_PROBLEM DESCRIPTION_
Work through the material below line by line and say how many lines include the word "Apache". Only the number, please.

(Plotting code records)
=-=-=

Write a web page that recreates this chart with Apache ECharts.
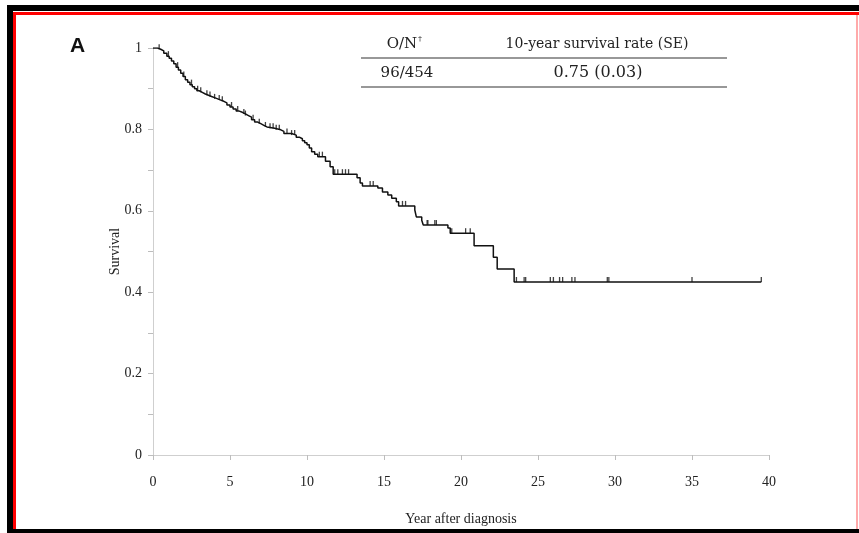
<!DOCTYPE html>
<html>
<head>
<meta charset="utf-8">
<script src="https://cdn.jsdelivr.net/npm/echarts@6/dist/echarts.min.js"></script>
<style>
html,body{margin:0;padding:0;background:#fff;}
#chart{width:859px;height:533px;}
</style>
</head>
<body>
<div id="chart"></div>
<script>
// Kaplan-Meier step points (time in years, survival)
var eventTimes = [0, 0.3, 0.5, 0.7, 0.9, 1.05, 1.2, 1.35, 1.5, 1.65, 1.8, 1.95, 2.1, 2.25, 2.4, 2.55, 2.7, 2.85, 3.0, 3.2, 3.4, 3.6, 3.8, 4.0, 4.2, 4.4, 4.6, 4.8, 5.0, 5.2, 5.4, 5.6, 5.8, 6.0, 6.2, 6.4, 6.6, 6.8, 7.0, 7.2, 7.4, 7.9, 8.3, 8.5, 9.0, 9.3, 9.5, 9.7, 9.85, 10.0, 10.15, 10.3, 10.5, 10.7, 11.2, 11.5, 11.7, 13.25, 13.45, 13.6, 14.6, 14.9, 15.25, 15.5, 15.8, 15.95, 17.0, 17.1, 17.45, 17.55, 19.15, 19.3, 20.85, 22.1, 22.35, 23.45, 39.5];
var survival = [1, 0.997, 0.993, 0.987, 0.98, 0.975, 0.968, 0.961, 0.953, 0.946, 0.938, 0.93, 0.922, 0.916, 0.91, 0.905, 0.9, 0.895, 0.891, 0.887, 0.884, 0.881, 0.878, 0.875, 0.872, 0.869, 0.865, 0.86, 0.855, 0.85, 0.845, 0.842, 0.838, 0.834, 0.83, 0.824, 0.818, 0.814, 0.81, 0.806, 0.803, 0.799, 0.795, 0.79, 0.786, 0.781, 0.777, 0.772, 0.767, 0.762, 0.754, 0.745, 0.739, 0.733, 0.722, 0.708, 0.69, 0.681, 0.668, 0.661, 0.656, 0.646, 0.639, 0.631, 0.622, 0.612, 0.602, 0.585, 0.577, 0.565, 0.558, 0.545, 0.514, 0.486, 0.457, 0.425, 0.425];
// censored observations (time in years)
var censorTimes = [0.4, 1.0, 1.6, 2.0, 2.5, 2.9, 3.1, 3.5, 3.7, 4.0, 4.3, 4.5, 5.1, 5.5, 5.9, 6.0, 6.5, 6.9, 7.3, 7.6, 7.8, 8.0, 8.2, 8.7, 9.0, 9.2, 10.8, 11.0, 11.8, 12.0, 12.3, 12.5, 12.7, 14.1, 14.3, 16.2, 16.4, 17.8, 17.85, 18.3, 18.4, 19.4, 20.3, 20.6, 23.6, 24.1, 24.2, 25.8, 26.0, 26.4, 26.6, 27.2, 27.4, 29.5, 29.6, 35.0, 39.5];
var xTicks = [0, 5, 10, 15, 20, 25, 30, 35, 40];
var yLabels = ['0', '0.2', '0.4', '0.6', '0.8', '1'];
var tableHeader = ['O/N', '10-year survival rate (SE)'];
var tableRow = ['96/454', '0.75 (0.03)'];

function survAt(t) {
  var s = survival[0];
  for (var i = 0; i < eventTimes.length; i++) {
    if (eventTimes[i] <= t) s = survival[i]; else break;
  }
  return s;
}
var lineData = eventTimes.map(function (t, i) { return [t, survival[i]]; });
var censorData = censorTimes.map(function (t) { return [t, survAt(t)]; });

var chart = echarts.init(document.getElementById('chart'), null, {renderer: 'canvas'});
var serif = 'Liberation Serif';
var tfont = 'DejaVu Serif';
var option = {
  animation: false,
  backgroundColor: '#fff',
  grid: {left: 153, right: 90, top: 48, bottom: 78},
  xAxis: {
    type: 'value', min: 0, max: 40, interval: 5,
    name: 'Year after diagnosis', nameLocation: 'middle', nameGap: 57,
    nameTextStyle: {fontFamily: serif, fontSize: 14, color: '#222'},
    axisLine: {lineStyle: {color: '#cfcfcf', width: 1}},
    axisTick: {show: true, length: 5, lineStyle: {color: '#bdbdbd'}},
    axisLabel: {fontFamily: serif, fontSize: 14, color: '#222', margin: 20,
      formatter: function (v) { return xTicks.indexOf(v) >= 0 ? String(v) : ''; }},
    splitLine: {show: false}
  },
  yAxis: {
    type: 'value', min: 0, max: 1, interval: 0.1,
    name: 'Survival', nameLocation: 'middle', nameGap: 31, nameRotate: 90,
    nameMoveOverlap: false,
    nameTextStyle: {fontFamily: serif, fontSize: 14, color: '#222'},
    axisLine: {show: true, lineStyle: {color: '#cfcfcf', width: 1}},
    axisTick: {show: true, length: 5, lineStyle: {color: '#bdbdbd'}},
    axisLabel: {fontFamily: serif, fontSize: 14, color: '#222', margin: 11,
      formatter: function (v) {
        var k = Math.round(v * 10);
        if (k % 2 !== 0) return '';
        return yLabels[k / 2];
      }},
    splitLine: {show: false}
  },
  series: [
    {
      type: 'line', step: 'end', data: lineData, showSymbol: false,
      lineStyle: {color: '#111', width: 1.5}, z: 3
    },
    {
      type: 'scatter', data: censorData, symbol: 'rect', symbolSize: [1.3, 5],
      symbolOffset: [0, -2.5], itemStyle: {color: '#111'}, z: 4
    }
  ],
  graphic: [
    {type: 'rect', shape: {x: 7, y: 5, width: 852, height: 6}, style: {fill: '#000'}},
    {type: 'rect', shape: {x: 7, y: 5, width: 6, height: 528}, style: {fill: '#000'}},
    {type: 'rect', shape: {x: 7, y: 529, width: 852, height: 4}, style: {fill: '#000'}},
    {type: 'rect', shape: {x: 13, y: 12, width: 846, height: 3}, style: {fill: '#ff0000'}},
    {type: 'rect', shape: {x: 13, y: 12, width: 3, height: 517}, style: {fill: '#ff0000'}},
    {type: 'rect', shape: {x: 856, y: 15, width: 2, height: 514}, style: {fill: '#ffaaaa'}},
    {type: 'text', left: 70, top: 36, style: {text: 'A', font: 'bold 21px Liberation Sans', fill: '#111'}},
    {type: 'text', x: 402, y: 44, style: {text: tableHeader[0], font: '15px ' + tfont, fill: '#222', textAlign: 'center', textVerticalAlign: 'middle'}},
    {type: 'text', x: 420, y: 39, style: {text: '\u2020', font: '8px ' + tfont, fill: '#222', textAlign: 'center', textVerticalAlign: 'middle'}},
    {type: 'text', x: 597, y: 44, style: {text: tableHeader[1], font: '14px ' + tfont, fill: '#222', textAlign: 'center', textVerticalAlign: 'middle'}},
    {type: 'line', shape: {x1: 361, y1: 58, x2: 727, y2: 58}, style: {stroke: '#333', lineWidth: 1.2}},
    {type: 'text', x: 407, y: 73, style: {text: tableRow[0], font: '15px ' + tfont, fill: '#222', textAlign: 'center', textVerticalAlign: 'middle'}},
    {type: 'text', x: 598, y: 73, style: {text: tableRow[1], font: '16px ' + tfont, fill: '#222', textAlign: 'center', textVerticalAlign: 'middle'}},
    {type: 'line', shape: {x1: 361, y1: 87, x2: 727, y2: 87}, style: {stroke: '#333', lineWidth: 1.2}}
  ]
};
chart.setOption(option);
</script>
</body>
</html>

=-=-=

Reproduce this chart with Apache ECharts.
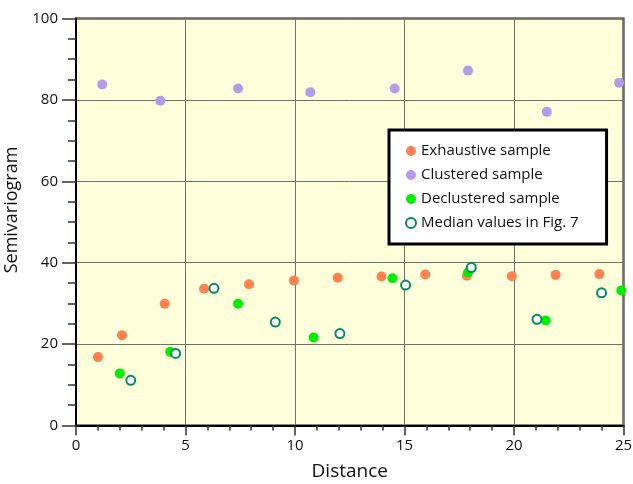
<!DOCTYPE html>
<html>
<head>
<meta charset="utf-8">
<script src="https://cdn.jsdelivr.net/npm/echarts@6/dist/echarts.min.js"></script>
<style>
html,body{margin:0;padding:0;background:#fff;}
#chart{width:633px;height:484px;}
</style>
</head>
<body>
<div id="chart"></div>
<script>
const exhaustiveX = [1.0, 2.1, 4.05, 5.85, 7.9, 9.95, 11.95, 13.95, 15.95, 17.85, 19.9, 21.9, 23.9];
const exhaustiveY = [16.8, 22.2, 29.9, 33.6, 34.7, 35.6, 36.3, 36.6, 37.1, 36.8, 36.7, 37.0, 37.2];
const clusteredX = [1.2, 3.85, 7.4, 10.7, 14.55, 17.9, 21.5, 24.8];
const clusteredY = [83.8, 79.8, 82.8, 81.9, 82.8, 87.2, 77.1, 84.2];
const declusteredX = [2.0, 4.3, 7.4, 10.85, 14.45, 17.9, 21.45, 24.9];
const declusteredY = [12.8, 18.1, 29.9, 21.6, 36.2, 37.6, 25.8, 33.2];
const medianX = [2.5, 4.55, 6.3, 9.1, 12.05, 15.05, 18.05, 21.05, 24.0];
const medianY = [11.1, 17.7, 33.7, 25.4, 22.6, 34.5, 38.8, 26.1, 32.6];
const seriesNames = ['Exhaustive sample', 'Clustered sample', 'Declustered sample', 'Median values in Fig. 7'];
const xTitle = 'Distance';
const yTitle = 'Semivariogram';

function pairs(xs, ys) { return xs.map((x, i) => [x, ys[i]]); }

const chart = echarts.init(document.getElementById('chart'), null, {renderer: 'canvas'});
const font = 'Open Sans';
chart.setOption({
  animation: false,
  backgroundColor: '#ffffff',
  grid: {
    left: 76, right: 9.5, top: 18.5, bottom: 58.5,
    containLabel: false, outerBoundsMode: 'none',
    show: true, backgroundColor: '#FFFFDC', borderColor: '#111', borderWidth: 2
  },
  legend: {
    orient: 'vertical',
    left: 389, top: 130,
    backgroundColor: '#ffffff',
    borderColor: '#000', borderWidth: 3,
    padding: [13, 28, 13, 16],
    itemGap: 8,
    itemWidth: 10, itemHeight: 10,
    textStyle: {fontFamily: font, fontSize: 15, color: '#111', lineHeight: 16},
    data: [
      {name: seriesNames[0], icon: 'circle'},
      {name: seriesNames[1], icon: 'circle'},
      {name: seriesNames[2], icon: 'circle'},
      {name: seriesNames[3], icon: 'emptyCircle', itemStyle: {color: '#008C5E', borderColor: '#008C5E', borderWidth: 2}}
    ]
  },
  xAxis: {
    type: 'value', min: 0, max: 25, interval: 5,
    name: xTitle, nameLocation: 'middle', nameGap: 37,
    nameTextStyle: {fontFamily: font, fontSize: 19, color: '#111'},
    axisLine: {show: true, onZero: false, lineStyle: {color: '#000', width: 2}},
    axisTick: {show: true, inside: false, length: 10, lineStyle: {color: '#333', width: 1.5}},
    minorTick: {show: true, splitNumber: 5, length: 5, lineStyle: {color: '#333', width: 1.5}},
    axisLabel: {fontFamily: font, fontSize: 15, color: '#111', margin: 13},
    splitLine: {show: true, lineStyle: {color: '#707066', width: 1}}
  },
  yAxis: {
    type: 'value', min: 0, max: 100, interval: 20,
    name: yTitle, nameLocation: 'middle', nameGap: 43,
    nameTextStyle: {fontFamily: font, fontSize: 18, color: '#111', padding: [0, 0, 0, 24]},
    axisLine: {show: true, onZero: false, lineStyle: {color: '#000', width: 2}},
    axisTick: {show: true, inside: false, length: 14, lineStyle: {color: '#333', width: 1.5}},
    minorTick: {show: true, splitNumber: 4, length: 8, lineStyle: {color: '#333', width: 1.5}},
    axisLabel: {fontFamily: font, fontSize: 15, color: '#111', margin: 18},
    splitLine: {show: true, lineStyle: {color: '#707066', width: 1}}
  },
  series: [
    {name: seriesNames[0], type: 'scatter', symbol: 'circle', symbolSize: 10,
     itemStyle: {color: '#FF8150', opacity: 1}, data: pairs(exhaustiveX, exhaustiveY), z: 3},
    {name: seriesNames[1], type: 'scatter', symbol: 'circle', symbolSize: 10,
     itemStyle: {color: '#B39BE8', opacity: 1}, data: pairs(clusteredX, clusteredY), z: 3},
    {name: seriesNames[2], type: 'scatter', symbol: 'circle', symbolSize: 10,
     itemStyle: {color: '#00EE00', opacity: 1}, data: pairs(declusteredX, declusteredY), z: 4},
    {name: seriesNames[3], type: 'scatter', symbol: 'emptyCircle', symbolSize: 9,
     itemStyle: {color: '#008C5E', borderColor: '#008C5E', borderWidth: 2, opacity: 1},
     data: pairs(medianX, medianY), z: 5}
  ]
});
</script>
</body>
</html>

=-=-=

_COMPLETED EXERCISE_
2